Sosyal medyada yükselen bu seslerin bir kısmı Akhisar Belediyesi’ni kulübe destek vermemekle ve bu kötü tabloya seyirci kalmakla suçluyor. Medarspor’un yarışmacı haklarını satın alan Akhisar Belediyesi’nin ‘Akhisar Belediye 1885 Spor Kulübü’ ismiyle sahalara dönmesi bazı Akhisarlıları bir hayli kızdırmış durumda.
200 milyon TL’yi aşkın borcu olan, transfer yasağı olan, oyuncularına lisans çıkaramayan kulübe Akhisar Belediyesi tüm bütçesini dahi yönlendirse çare olmayacak gibi görünüyor.
Altyapıdan yetişen oyunculara lisans çıkarılamaması sebebiyle Akhisar’ın gençlerini Manisa FK ve Altınordu’ya göndermek zorunda kalan Akhisar’da amatör spora ve spor kulüplerine belediye eliyle yapılan destek çok önemli.

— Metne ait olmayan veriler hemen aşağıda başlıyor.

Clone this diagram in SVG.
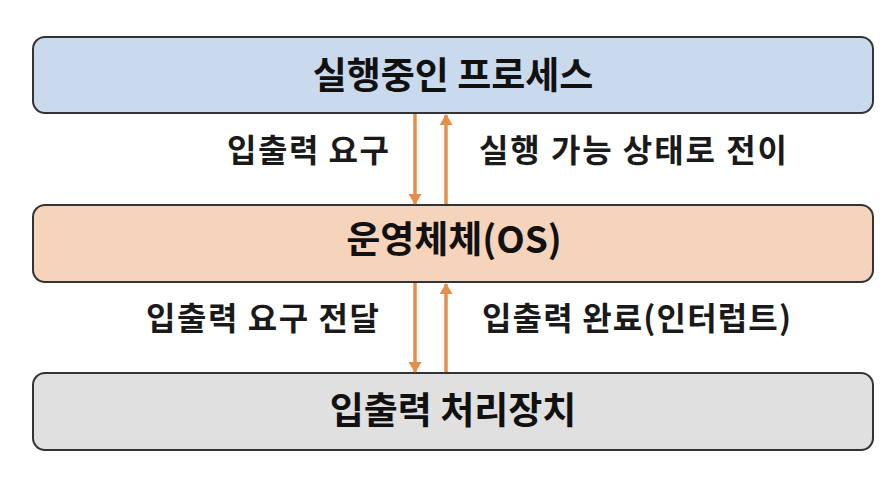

Voleybol ve basketbol olmak üzere Akhisar Belediyesi’nin ilçenin spor kültürünü geliştirmek, gençlere yeni imkanlar yaratmak için gösterdiği çaba ortadayken adeta ‘siyasi projeye’ dönüştürülen Akhisarspor için hala suçlanabiliyor olmasını anlamak mümkün değil.
Yerel yönetimler profesyonel kulüplere ve branşlara destek vermesin. Futbol-yerel yönetim gerginliği herkesi üzüyor, geriyor, ne olur yapmayın!